Fingers Pointed in a Number of Directions Over Beijing Airport’s Latest Roofing Incident

In case you missed it as you were prepping to travel or start your two day cooking, drinking and eating frenzy, Beijing’s Norman Foster-designed airport was hit by another very large gust of wind. While non-hurricane winds don’t usually rip open the roofs of buildings, in this case it did, for the second time in less than a year (it happened before last December), removing metal plates and insulation, which slid and blew onto the surrounding area, including a runway.
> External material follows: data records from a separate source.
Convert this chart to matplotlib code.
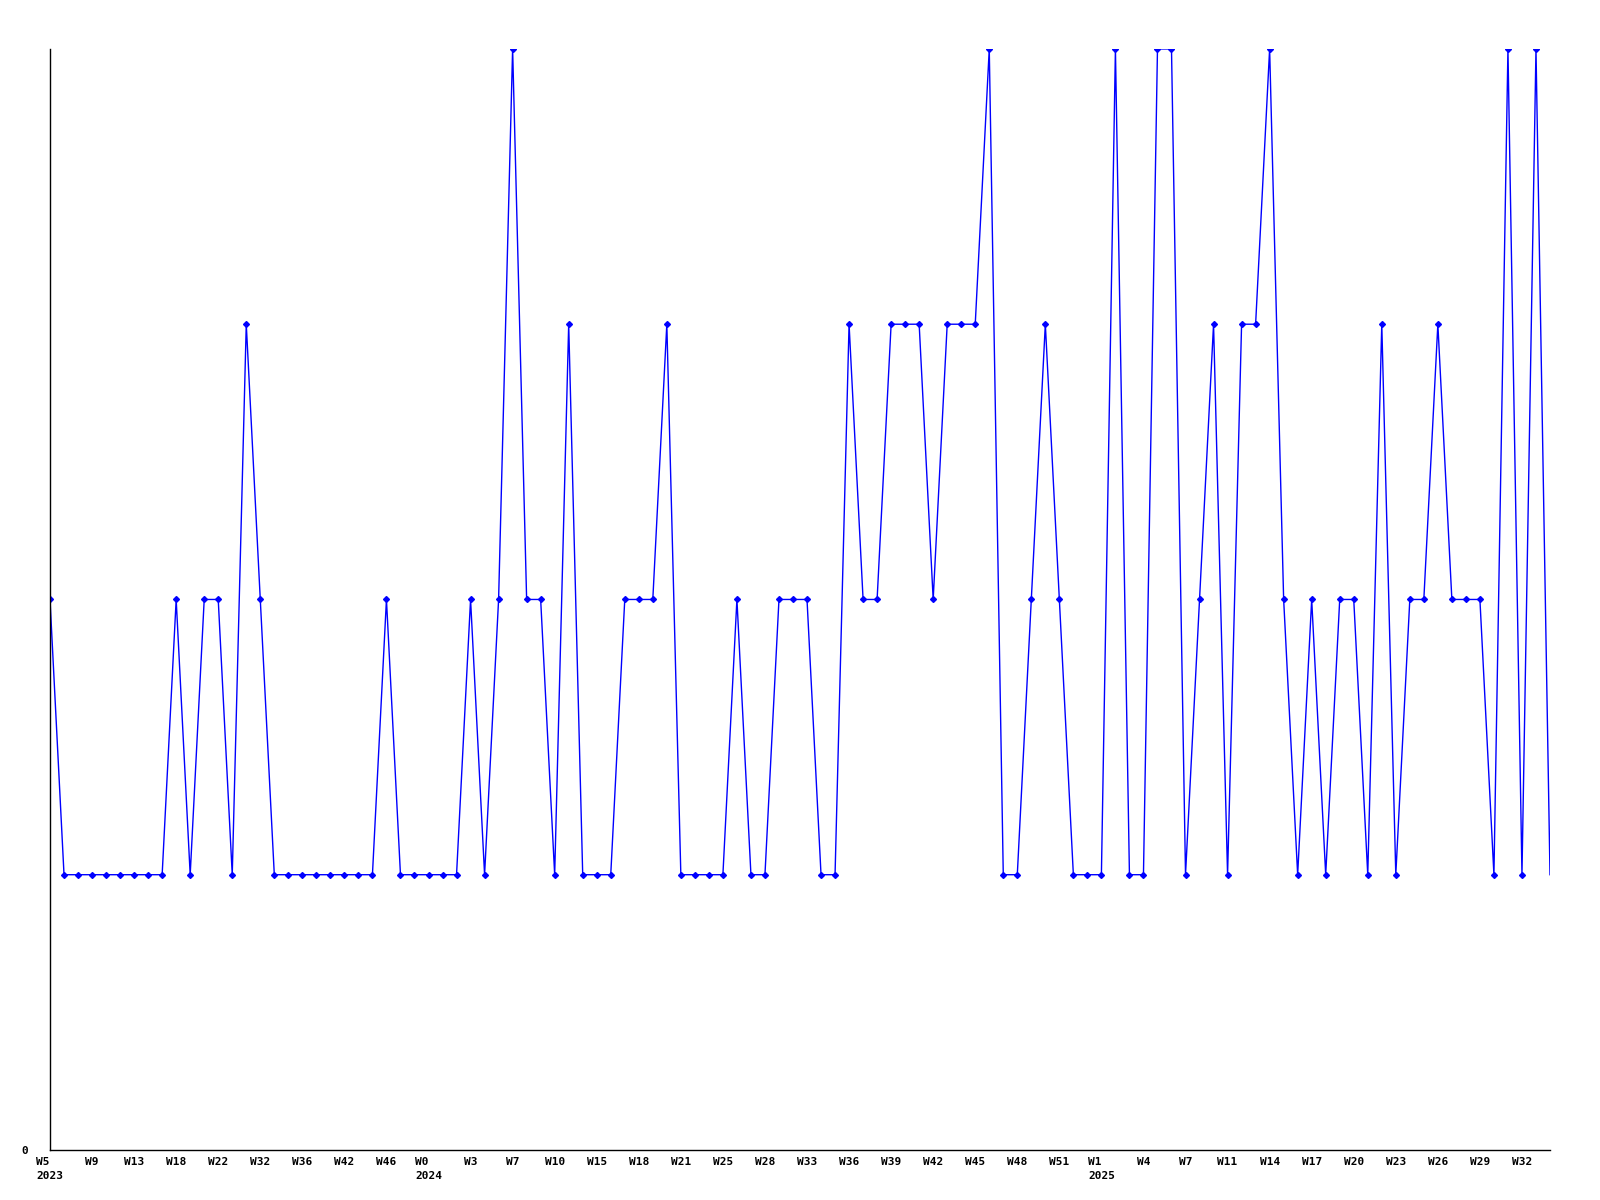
import matplotlib
matplotlib.use('Agg')
import matplotlib.pyplot as plt

# weekly values, one per week (108 weeks)
values = [2, 1, 1, 1, 1, 1, 1, 1, 1, 2,
          1, 2, 2, 1, 3, 2, 1, 1, 1, 1,
          1, 1, 1, 1, 2, 1, 1, 1, 1, 1,
          2, 1, 2, 4, 2, 2, 1, 3, 1, 1,
          1, 2, 2, 2, 3, 1, 1, 1, 1, 2,
          1, 1, 2, 2, 2, 1, 1, 3, 2, 2,
          3, 3, 3, 2, 3, 3, 3, 4, 1, 1,
          2, 3, 2, 1, 1, 1, 4, 1, 1, 4,
          4, 1, 2, 3, 1, 3, 3, 4, 2, 1,
          2, 1, 2, 2, 1, 3, 1, 2, 2, 3,
          2, 2, 2, 1, 4, 1, 4, 1]

# tick labels, every third week
week_labels = ['W5', 'W9', 'W13', 'W18', 'W22', 'W32', 'W36', 'W42', 'W46',
               'W0', 'W3', 'W7', 'W10', 'W15', 'W18', 'W21', 'W25', 'W28',
               'W33', 'W36', 'W39', 'W42', 'W45', 'W48', 'W51',
               'W1', 'W4', 'W7', 'W11', 'W14', 'W17', 'W20', 'W23', 'W26',
               'W29', 'W32']
year_labels = {0: '2023', 9: '2024', 25: '2025'}

x = list(range(len(values)))
tick_pos = x[::3]
tick_text = []
for i, w in enumerate(week_labels):
    if i in year_labels:
        tick_text.append(w + '\n' + year_labels[i])
    else:
        tick_text.append(w)

fig = plt.figure(figsize=(16, 12), dpi=100)
ax = fig.add_axes([0.03125, 0.0417, 0.9375, 0.9175])

ax.plot(x, values, color='#0000ff', linewidth=1,
        marker='D', markersize=3, markevery=list(range(len(values) - 1)))

ax.set_xlim(0, len(values) - 1)
ax.set_ylim(0, 4)

ax.spines['top'].set_visible(False)
ax.spines['right'].set_visible(False)
ax.spines['left'].set_linewidth(1)
ax.spines['bottom'].set_linewidth(1)

ax.set_yticks([0])
ax.set_yticklabels(['0'], family='DejaVu Sans Mono', weight='bold', fontsize=8)
ax.set_xticks(tick_pos)
ax.set_xticklabels(tick_text, family='DejaVu Sans Mono', weight='bold',
                   fontsize=8, multialignment='left', linespacing=1.5)
ax.tick_params(axis='y', length=0, pad=16)
ax.tick_params(axis='x', length=0, pad=5)

fig.savefig('out.png', dpi=100)
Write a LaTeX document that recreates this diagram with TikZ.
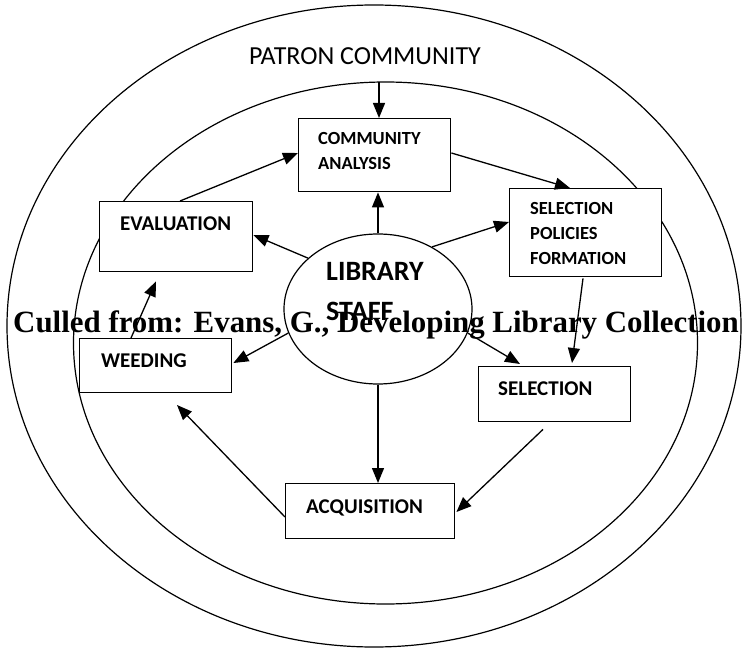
\documentclass[tikz,border=0pt]{standalone}
\usepackage{fontspec}
\setmainfont{Liberation Serif}
\newfontfamily\calibri{Carlito}
\usetikzlibrary{arrows.meta,shapes.geometric,calc}

\begin{document}
\begin{tikzpicture}[x=1pt,y=-1pt,
  ring/.style={draw, line width=1.2pt},
  stage/.style={draw, fill=white, line width=1.4pt, inner sep=0pt, anchor=north west},
  biglbl/.style={font=\calibri\bfseries\fontsize{21}{24}\selectfont, anchor=base west, inner sep=0pt},
  smalllbl/.style={font=\calibri\bfseries\fontsize{18.5}{25}\selectfont, anchor=base west, inner sep=0pt, align=left},
  flow/.style={line width=1.3pt, -{Triangle[length=15pt,width=12pt]}}
]
\useasboundingbox (0,0) rectangle (742,650);

% patron community and collection rings
\draw[ring] (374,326) ellipse [x radius=367pt, y radius=321pt];
\draw[ring] (385.5,343) ellipse [x radius=312pt, y radius=261pt];
\coordinate (innertop) at (379,82);

\node[font=\calibri\fontsize{26}{28}\selectfont, anchor=base west, inner sep=0pt] (patron) at (249,65) {PATRON COMMUNITY};

% stages of collection development
\node[stage, minimum width=152pt, minimum height=73pt] (comm) at (298,118) {};
\node[stage, minimum width=153pt, minimum height=70pt] (eval) at (99,201) {};
\node[stage, minimum width=152pt, minimum height=88pt] (spf)  at (509,188) {};
\node[stage, minimum width=152pt, minimum height=54pt] (weed) at (79,338) {};
\node[stage, minimum width=152pt, minimum height=55pt] (sel)  at (478,366) {};
\node[stage, minimum width=169pt, minimum height=55pt] (acq)  at (285,483) {};

% multi-line labels sit on the baseline of their last line
\node[smalllbl] (commlbl) at (318,170) {COMMUNITY\\ANALYSIS};
\node[biglbl] (evallbl) at (120,230) {EVALUATION};
\node[smalllbl] (spflbl) at (530,264) {SELECTION\\POLICIES\\FORMATION};
\node[biglbl] (weedlbl) at (101,367) {WEEDING};
\node[biglbl] (sellbl) at (498,395) {SELECTION};
\node[biglbl] (acqlbl) at (306,513) {ACQUISITION};

% library staff at the centre
\node[draw, ellipse, line width=1.2pt, minimum width=188pt, minimum height=150pt, inner sep=0pt] (staff) at (378,309) {};
\node[font=\calibri\bfseries\fontsize{28}{40}\selectfont, anchor=base west, inner sep=0pt, align=left] (stafflbl) at (326,320) {LIBRARY\\STAFF};

% flows
\draw[flow] (innertop) -- (innertop |- comm.north);
\draw[flow] ($(eval.north west)+(81,0)$) -- ($(comm.north west)+(0,35)$);
\draw[flow] ($(comm.north east)+(0,35)$) -- ($(spf.north west)+(61,0)$);
\draw[flow] (staff.north) -- (staff.north |- comm.south);
\draw[flow] (staff.49) -- ($(spf.north west)+(0,34)$);
\draw[flow] (staff.144) -- ($(eval.north east)+(0,34)$);
\coordinate (evalin) at ($(eval.south west)+(57,9)$);
\draw[flow] ($(weed.north west)+(52,0)$) -- (evalin);
\draw[flow] (staff.195) -- ($(weed.north east)+(1,25)$);
\draw[flow] (staff.-15) -- ($(sel.north west)+(42,-2)$);
\draw[flow] ($(spf.south west)+(74,1)$) -- ($(sel.north west)+(94,-3)$);
\draw[flow] (staff.south) -- (staff.south |- acq.north);
\draw[flow] ($(sel.south west)+(65,7)$) -- ($(acq.north east)+(1,29)$);
\coordinate (weedin) at (177,405);
\draw[flow] ($(acq.north west)+(0,34)$) -- (weedin);

% source line
\node[font=\bfseries\fontsize{30.9}{34}\selectfont, anchor=base, inner sep=0pt] (source) at (376,332) {Culled from: Evans, G., Developing Library Collection};
\end{tikzpicture}
\end{document}
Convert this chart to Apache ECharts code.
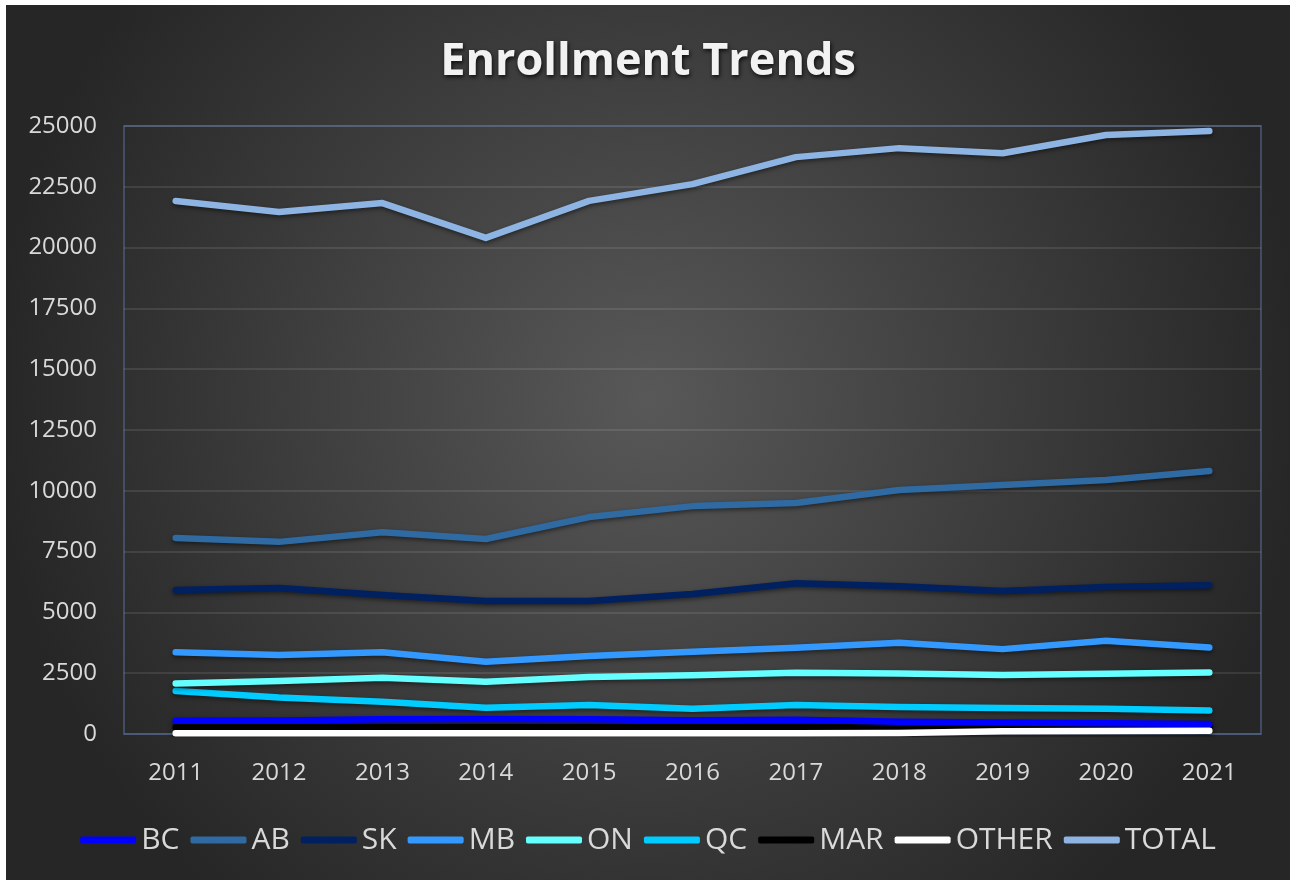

Given that this wing of the airport is only three years old, opened to showcase modern China for Olympic visitors, the blame game fall out has begun, with some blaming the architecture, others pointing at China’s often perceived construction oversights, with speed coming before safety and security, and most recently, with the organizations who worked to build Foster’s design now blaming the two roof tears on poor building materials. Here’s a bit from the executive chief architect of Beijing Architectural Design and Research Institute, talking to the Wall Street Journal:

“While architects designed the general look of T3, suppliers made special designs to makesure the metal panels used on the roof could resist strong winds,” he said.

“The metal roof technology used to build T3 was a mature one that has stood tests for more than 20 years,” he said, adding he personally believed that this could be more of a quality-related issue.